:: Aim ::
A faithful transcription of all the data is required.

┌──

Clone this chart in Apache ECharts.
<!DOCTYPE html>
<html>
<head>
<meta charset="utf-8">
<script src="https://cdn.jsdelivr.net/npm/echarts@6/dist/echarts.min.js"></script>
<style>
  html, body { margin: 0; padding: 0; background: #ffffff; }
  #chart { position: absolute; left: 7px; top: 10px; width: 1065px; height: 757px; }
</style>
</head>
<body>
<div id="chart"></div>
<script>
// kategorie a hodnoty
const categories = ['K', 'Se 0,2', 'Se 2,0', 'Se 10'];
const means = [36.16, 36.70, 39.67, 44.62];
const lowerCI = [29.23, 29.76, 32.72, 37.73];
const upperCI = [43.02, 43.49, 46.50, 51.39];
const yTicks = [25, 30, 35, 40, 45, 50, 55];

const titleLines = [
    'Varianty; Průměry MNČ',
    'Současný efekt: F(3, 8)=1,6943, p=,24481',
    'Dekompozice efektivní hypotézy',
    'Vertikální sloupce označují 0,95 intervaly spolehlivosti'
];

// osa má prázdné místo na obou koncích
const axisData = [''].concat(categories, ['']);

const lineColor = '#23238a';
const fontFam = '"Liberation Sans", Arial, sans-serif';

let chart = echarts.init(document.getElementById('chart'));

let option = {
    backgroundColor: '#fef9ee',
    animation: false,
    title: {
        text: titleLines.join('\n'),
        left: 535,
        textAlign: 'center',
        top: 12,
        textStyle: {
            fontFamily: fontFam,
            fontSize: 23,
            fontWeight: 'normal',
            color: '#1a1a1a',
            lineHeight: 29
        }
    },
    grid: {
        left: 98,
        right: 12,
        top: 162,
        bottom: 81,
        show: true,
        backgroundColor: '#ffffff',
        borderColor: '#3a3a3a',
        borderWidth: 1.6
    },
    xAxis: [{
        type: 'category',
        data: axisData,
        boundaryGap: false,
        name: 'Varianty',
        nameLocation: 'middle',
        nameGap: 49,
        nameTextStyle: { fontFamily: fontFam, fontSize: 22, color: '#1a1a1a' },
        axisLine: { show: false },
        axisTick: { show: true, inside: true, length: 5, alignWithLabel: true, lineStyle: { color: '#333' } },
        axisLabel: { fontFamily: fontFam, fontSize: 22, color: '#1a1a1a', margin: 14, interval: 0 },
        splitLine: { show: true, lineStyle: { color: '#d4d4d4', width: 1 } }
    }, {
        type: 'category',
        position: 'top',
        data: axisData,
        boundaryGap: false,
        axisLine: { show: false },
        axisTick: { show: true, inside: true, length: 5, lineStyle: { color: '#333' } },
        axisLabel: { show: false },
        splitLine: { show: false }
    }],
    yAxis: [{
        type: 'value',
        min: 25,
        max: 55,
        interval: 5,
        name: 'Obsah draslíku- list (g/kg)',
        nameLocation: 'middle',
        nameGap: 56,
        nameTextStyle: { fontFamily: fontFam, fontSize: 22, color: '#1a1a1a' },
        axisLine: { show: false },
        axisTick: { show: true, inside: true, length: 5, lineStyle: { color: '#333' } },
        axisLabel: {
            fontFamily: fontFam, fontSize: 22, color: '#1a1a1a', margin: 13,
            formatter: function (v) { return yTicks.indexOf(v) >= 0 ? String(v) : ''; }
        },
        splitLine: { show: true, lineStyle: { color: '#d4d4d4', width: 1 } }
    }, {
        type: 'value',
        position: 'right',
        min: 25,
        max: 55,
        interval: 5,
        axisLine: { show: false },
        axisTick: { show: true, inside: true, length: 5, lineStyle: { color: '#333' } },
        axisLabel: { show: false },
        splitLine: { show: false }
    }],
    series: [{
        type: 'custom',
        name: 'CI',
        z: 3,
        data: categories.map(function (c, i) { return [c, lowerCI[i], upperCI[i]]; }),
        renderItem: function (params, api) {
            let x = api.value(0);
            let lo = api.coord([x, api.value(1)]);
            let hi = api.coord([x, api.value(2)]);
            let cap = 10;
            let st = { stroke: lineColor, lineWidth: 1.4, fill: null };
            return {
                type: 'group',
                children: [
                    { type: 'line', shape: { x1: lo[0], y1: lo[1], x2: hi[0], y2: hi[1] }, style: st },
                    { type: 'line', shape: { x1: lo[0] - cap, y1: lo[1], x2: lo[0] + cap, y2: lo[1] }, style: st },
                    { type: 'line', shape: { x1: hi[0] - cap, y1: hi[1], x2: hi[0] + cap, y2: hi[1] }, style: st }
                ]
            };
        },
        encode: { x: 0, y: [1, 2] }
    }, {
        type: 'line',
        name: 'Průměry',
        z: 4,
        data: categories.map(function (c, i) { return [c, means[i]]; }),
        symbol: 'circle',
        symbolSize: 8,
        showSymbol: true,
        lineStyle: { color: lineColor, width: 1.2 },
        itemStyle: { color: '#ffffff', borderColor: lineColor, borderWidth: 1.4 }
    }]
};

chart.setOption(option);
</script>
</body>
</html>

└──

:: Answer to the task ::
Clone this chart in Apache ECharts.
<!DOCTYPE html>
<html>
<head>
<meta charset="utf-8">
<script src="https://cdn.jsdelivr.net/npm/echarts@6/dist/echarts.min.js"></script>
<style>
  html, body { margin: 0; padding: 0; background: #ffffff; }
  #chart { position: absolute; left: 7px; top: 10px; width: 1065px; height: 757px; }
</style>
</head>
<body>
<div id="chart"></div>
<script>
// kategorie a hodnoty
const categories = ['K', 'Se 0,2', 'Se 2,0', 'Se 10'];
const means = [36.16, 36.70, 39.67, 44.62];
const lowerCI = [29.23, 29.76, 32.72, 37.73];
const upperCI = [43.02, 43.49, 46.50, 51.39];
const yTicks = [25, 30, 35, 40, 45, 50, 55];

const titleLines = [
    'Varianty; Průměry MNČ',
    'Současný efekt: F(3, 8)=1,6943, p=,24481',
    'Dekompozice efektivní hypotézy',
    'Vertikální sloupce označují 0,95 intervaly spolehlivosti'
];

// osa má prázdné místo na obou koncích
const axisData = [''].concat(categories, ['']);

const lineColor = '#23238a';
const fontFam = '"Liberation Sans", Arial, sans-serif';

let chart = echarts.init(document.getElementById('chart'));

let option = {
    backgroundColor: '#fef9ee',
    animation: false,
    title: {
        text: titleLines.join('\n'),
        left: 535,
        textAlign: 'center',
        top: 12,
        textStyle: {
            fontFamily: fontFam,
            fontSize: 23,
            fontWeight: 'normal',
            color: '#1a1a1a',
            lineHeight: 29
        }
    },
    grid: {
        left: 98,
        right: 12,
        top: 162,
        bottom: 81,
        show: true,
        backgroundColor: '#ffffff',
        borderColor: '#3a3a3a',
        borderWidth: 1.6
    },
    xAxis: [{
        type: 'category',
        data: axisData,
        boundaryGap: false,
        name: 'Varianty',
        nameLocation: 'middle',
        nameGap: 49,
        nameTextStyle: { fontFamily: fontFam, fontSize: 22, color: '#1a1a1a' },
        axisLine: { show: false },
        axisTick: { show: true, inside: true, length: 5, alignWithLabel: true, lineStyle: { color: '#333' } },
        axisLabel: { fontFamily: fontFam, fontSize: 22, color: '#1a1a1a', margin: 14, interval: 0 },
        splitLine: { show: true, lineStyle: { color: '#d4d4d4', width: 1 } }
    }, {
        type: 'category',
        position: 'top',
        data: axisData,
        boundaryGap: false,
        axisLine: { show: false },
        axisTick: { show: true, inside: true, length: 5, lineStyle: { color: '#333' } },
        axisLabel: { show: false },
        splitLine: { show: false }
    }],
    yAxis: [{
        type: 'value',
        min: 25,
        max: 55,
        interval: 5,
        name: 'Obsah draslíku- list (g/kg)',
        nameLocation: 'middle',
        nameGap: 56,
        nameTextStyle: { fontFamily: fontFam, fontSize: 22, color: '#1a1a1a' },
        axisLine: { show: false },
        axisTick: { show: true, inside: true, length: 5, lineStyle: { color: '#333' } },
        axisLabel: {
            fontFamily: fontFam, fontSize: 22, color: '#1a1a1a', margin: 13,
            formatter: function (v) { return yTicks.indexOf(v) >= 0 ? String(v) : ''; }
        },
        splitLine: { show: true, lineStyle: { color: '#d4d4d4', width: 1 } }
    }, {
        type: 'value',
        position: 'right',
        min: 25,
        max: 55,
        interval: 5,
        axisLine: { show: false },
        axisTick: { show: true, inside: true, length: 5, lineStyle: { color: '#333' } },
        axisLabel: { show: false },
        splitLine: { show: false }
    }],
    series: [{
        type: 'custom',
        name: 'CI',
        z: 3,
        data: categories.map(function (c, i) { return [c, lowerCI[i], upperCI[i]]; }),
        renderItem: function (params, api) {
            let x = api.value(0);
            let lo = api.coord([x, api.value(1)]);
            let hi = api.coord([x, api.value(2)]);
            let cap = 10;
            let st = { stroke: lineColor, lineWidth: 1.4, fill: null };
            return {
                type: 'group',
                children: [
                    { type: 'line', shape: { x1: lo[0], y1: lo[1], x2: hi[0], y2: hi[1] }, style: st },
                    { type: 'line', shape: { x1: lo[0] - cap, y1: lo[1], x2: lo[0] + cap, y2: lo[1] }, style: st },
                    { type: 'line', shape: { x1: hi[0] - cap, y1: hi[1], x2: hi[0] + cap, y2: hi[1] }, style: st }
                ]
            };
        },
        encode: { x: 0, y: [1, 2] }
    }, {
        type: 'line',
        name: 'Průměry',
        z: 4,
        data: categories.map(function (c, i) { return [c, means[i]]; }),
        symbol: 'circle',
        symbolSize: 8,
        showSymbol: true,
        lineStyle: { color: lineColor, width: 1.2 },
        itemStyle: { color: '#ffffff', borderColor: lineColor, borderWidth: 1.4 }
    }]
};

chart.setOption(option);
</script>
</body>
</html>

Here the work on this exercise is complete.